Most people are well aware of what time in the sun does to your skin, and the dangers that UVA and UVB rays pose to your health. However, if you stay indoors all day but by a window, are you still exposed to those sun rays? Can you top up your vitamin D while in the car? These are more difficult questions to which there are many myths floating around. Let’s take a look at what exactly can get through a window, and if it could have an effect on our health.
What do glass windows block?
There are three types of rays emitted from the sun – UVA, UVB and UVC. We don’t need to worry about UVC rays because these get blocked by the earth’s atmosphere. Both UVA and UVB rays can be harmful to the skin, causing a sun tan, sun burn or even cancer. However it is worth bearing in mind that we need some UVB rays to generate vitamin D.

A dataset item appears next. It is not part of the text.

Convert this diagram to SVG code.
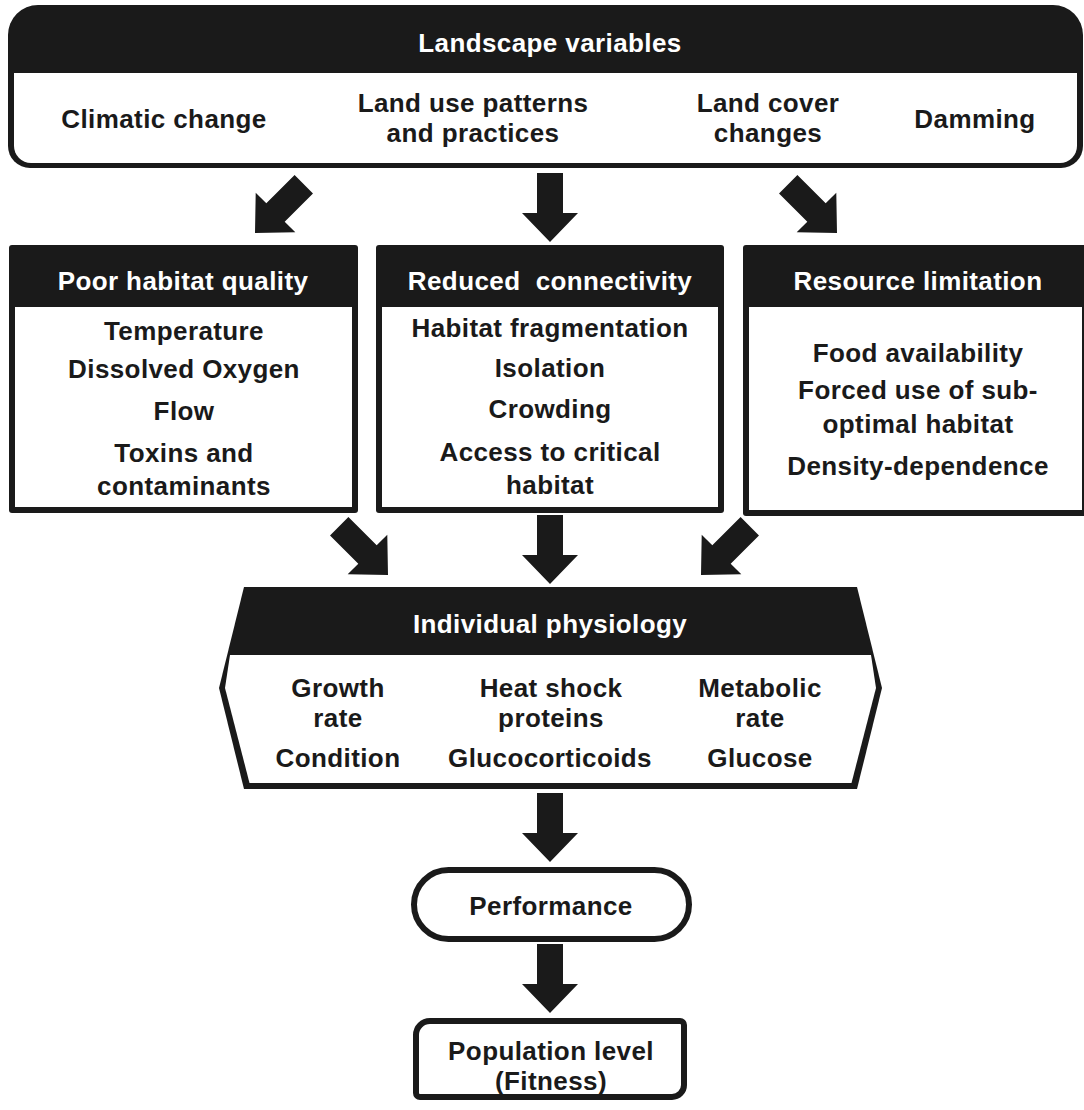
<svg xmlns="http://www.w3.org/2000/svg" xmlns:xlink="http://www.w3.org/1999/xlink" width="1084" height="1110" viewBox="0 0 1084 1110">
<style>
  .blk { fill: #1a1a1a; }
  .wht { fill: #ffffff; }
  .ol { fill: #ffffff; stroke: #1a1a1a; stroke-width: 6; }
  text { font-family: "Liberation Sans", Arial, Helvetica, sans-serif; font-weight: bold; font-size: 26px; letter-spacing: 0.4px; text-anchor: middle; fill: #1a1a1a; }
  text.hd { fill: #ffffff; }
</style>
<defs>
  <path id="arrow" d="M-13,-69 H13 V-29 H28 L0,0 L-28,-29 H-13 Z" fill="#1a1a1a"/>
</defs>
<rect width="1084" height="1110" fill="#ffffff"/>

<g id="node-landscape">
  <path class="blk" d="M8,35 A30,30 0 0 1 38,5 H1053 A30,30 0 0 1 1083,35 V146 A22,22 0 0 1 1061,168 H30 A22,22 0 0 1 8,146 Z"/>
  <path class="wht" d="M14,73 H1077 V146 A17,17 0 0 1 1060,163 H31 A17,17 0 0 1 14,146 Z"/>
  <text class="hd" x="550" y="52">Landscape variables</text>
  <text x="164" y="128">Climatic change</text>
  <text x="473" y="112">Land use patterns</text>
  <text x="473" y="142">and practices</text>
  <text x="768" y="112">Land cover</text>
  <text x="768" y="142">changes</text>
  <text x="975" y="128">Damming</text>
</g>

<g id="node-poor-habitat">
  <rect class="blk" x="9" y="245" width="349" height="268" rx="3"/>
  <rect class="wht" x="15" y="307" width="337" height="200"/>
  <text class="hd" x="183" y="290">Poor habitat quality</text>
  <text x="184" y="340">Temperature</text>
  <text x="184" y="378">Dissolved Oxygen</text>
  <text x="184" y="420">Flow</text>
  <text x="184" y="462">Toxins and</text>
  <text x="184" y="495">contaminants</text>
</g>

<g id="node-reduced-connectivity">
  <rect class="blk" x="376" y="245" width="348" height="268" rx="3"/>
  <rect class="wht" x="382" y="307" width="336" height="200"/>
  <text class="hd" x="550" y="290" xml:space="preserve">Reduced  connectivity</text>
  <text x="550" y="337">Habitat fragmentation</text>
  <text x="550" y="377">Isolation</text>
  <text x="550" y="418">Crowding</text>
  <text x="550" y="461">Access to critical</text>
  <text x="550" y="494">habitat</text>
</g>

<g id="node-resource-limitation">
  <rect class="blk" x="743" y="245" width="346" height="271" rx="3"/>
  <rect class="wht" x="749" y="307" width="333" height="203"/>
  <text class="hd" x="918" y="290">Resource limitation</text>
  <text x="918" y="362">Food availability</text>
  <text x="918" y="399">Forced use of sub-</text>
  <text x="918" y="433">optimal habitat</text>
  <text x="918" y="475">Density-dependence</text>
</g>

<g id="node-individual-physiology">
  <polygon class="blk" points="244,587 857,587 882,688 857,789 244,789 219,688"/>
  <polygon class="wht" points="230,655 871,655 876,688 851.5,783 249.5,783 225,688"/>
  <text class="hd" x="550" y="633">Individual physiology</text>
  <text x="338" y="697">Growth</text>
  <text x="338" y="727">rate</text>
  <text x="338" y="767">Condition</text>
  <text x="551" y="697">Heat shock</text>
  <text x="551" y="727">proteins</text>
  <text x="550" y="767">Glucocorticoids</text>
  <text x="760" y="697">Metabolic</text>
  <text x="760" y="727">rate</text>
  <text x="760" y="767">Glucose</text>
</g>

<g id="node-performance">
  <rect class="ol" x="414" y="870" width="275" height="69" rx="34.5"/>
  <text x="551" y="915">Performance</text>
</g>

<g id="node-population">
  <path class="ol" d="M430,1021 H680 A4,4 0 0 1 684,1025 V1085 A12,12 0 0 1 672,1097 H420 A4,4 0 0 1 416,1093 V1035 A14,14 0 0 1 430,1021 Z"/>
  <text x="551" y="1060">Population level</text>
  <text x="551" y="1090">(Fitness)</text>
</g>

<g id="connectors">
  <use xlink:href="#arrow" transform="translate(255,233) rotate(45)"/>
  <use xlink:href="#arrow" transform="translate(550,242)"/>
  <use xlink:href="#arrow" transform="translate(837,233) rotate(-45)"/>
  <use xlink:href="#arrow" transform="translate(388,575) rotate(-45)"/>
  <use xlink:href="#arrow" transform="translate(550,584)"/>
  <use xlink:href="#arrow" transform="translate(701,575) rotate(45)"/>
  <use xlink:href="#arrow" transform="translate(550,862)"/>
  <use xlink:href="#arrow" transform="translate(550,1013)"/>
</g>
</svg>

Generally, ordinary glass such as the glass windows in your home can filter out UVB rays but not UVA sun rays. This means that sitting by the window on a sunny day will not increase your vitamin D intake – you’ll have to be outside to soak up the sun rays. However, you would still be exposed to UVA rays which are responsible for sun tans and freckles, and could cause long term damage.
This has led to dermatologists recommending that people should protect themselves from sunlight if they will be by a window for a long period of time – such as driving in a car. A study reported in the New York Times found that 74% of people at a skin cancer clinic had tumours on the driving side of their body, posing a possible link between the amount of time spent driving in the sun and developing skin cancer.

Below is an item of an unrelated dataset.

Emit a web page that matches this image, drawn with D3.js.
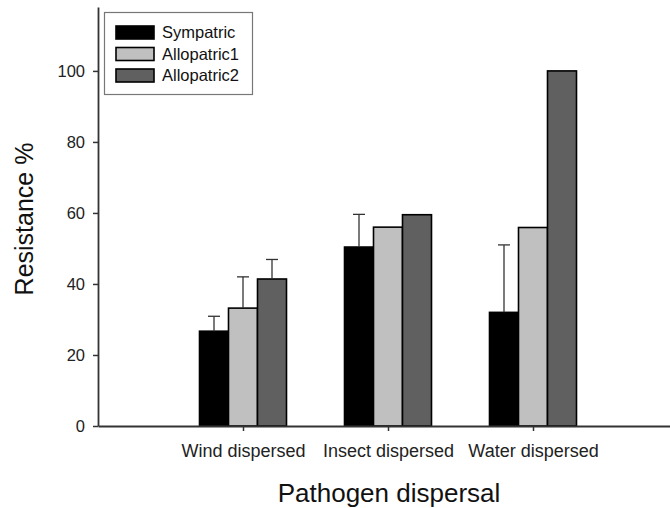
<!DOCTYPE html>
<html>
<head>
<meta charset="utf-8">
<script src="https://cdn.jsdelivr.net/npm/d3@7"></script>
<style>
  body { margin: 0; background: #fff; }
  svg { display: block; }
</style>
</head>
<body>
<div id="chart"></div>
<script>
// data
const categories = ['Wind dispersed', 'Insect dispersed', 'Water dispersed'];
const seriesNames = ['Sympatric', 'Allopatric1', 'Allopatric2'];
const sympatric   = [26.7, 50.4, 32.0];
const allopatric1 = [33.2, 56.0, 55.9];
const allopatric2 = [41.4, 59.5, 100];
// upper error (bar top + error), null = no bar
const sympatricErr   = [30.9, 59.6, 51.0];
const allopatric1Err = [42.0, null, null];
const allopatric2Err = [46.9, null, null];
const yTicks = [0, 20, 40, 60, 80, 100];

const fills = ['#000000', '#c0c0c0', '#606060'];
const W = 670, H = 508;
const FONT = 'Liberation Sans, Arial, sans-serif';

const x = d3.scaleLinear().domain([0, 4]).range([98, 678]);
const y = d3.scaleLinear().domain([0, 118]).range([426, 7]);
const barW = 0.2;

const values = [sympatric, allopatric1, allopatric2];
const errs = [sympatricErr, allopatric1Err, allopatric2Err];
const bars = [];
values.forEach((vals, s) => vals.forEach((v, i) => bars.push({
  s, i, v, e: errs[s][i], x0: i + 1 - 0.3 + s * barW
})));

const svg = d3.select('#chart').append('svg').attr('width', W).attr('height', H);

// bars
svg.append('g').selectAll('rect').data(bars).join('rect')
  .attr('x', d => x(d.x0)).attr('y', d => y(d.v))
  .attr('width', x(barW) - x(0)).attr('height', d => y(0) - y(d.v))
  .attr('fill', d => fills[d.s]).attr('stroke', '#000').attr('stroke-width', 1.6);

// error bars (upper only)
const eg = svg.append('g').attr('stroke', '#333').attr('stroke-width', 1.3);
bars.filter(d => d.e != null).forEach(d => {
  const cx = x(d.x0 + barW / 2);
  eg.append('line').attr('x1', cx).attr('x2', cx).attr('y1', y(d.v)).attr('y2', y(d.e));
  eg.append('line').attr('x1', cx - 6).attr('x2', cx + 6).attr('y1', y(d.e)).attr('y2', y(d.e));
});

// axes
const yAxis = svg.append('g').attr('transform', `translate(${x(0)},0)`)
  .call(d3.axisLeft(y).tickValues(yTicks).tickSize(5).tickPadding(8).tickSizeOuter(0));
const xAxis = svg.append('g').attr('transform', `translate(0,${y(0)})`)
  .call(d3.axisBottom(x).tickValues([1, 2, 3]).tickFormat(d => categories[d - 1])
    .tickSize(5).tickPadding(13).tickSizeOuter(0));
[yAxis, xAxis].forEach(a => {
  a.select('.domain').attr('stroke', '#333').attr('stroke-width', 1.8);
  a.selectAll('.tick line').attr('stroke', '#333').attr('stroke-width', 1.5);
  a.selectAll('text').attr('fill', '#222').attr('font-family', FONT);
});
yAxis.selectAll('text').attr('font-size', 16.5);
xAxis.selectAll('text').attr('font-size', 18);

// axis titles
svg.append('text').attr('transform', 'translate(33,219) rotate(-90)')
  .attr('text-anchor', 'middle').attr('font-family', FONT).attr('font-size', 25)
  .attr('fill', '#111').text('Resistance %');
svg.append('text').attr('x', 389).attr('y', 502)
  .attr('text-anchor', 'middle').attr('font-family', FONT).attr('font-size', 26)
  .attr('fill', '#111').text('Pathogen dispersal');

// legend
const lg = svg.append('g');
lg.append('rect').attr('x', 104.5).attr('y', 12.5).attr('width', 148).attr('height', 82)
  .attr('fill', '#fff').attr('stroke', '#777').attr('stroke-width', 1.2);
seriesNames.forEach((n, s) => {
  const ry = 26 + s * 21.5;
  lg.append('rect').attr('x', 116).attr('y', ry).attr('width', 38).attr('height', 13)
    .attr('fill', fills[s]).attr('stroke', '#000').attr('stroke-width', 1.6);
  lg.append('text').attr('x', 162).attr('y', ry + 12).attr('font-family', FONT)
    .attr('font-size', 16.5).attr('fill', '#111').text(n);
});
</script>
</body>
</html>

So can you burn through windows?
A double glazed window will block the majority of the sun’s UV rays, but not all of them. Glass blocks the most harmful rays which usually cause sunburn, so it is very unlikely that you’ll get burnt from sitting in your conservatory for a couple of hours. However, remember that some sun rays do get through glass, and although exposure to them may not result in sunburn, they can penetrate deep and cause skin damage.
Of course, in the UK climate it is unlikely we’d be basking in sunlight for long! But if you are worried about skin damage, in the summer you should wear sunscreen every day even if you don’t go outside.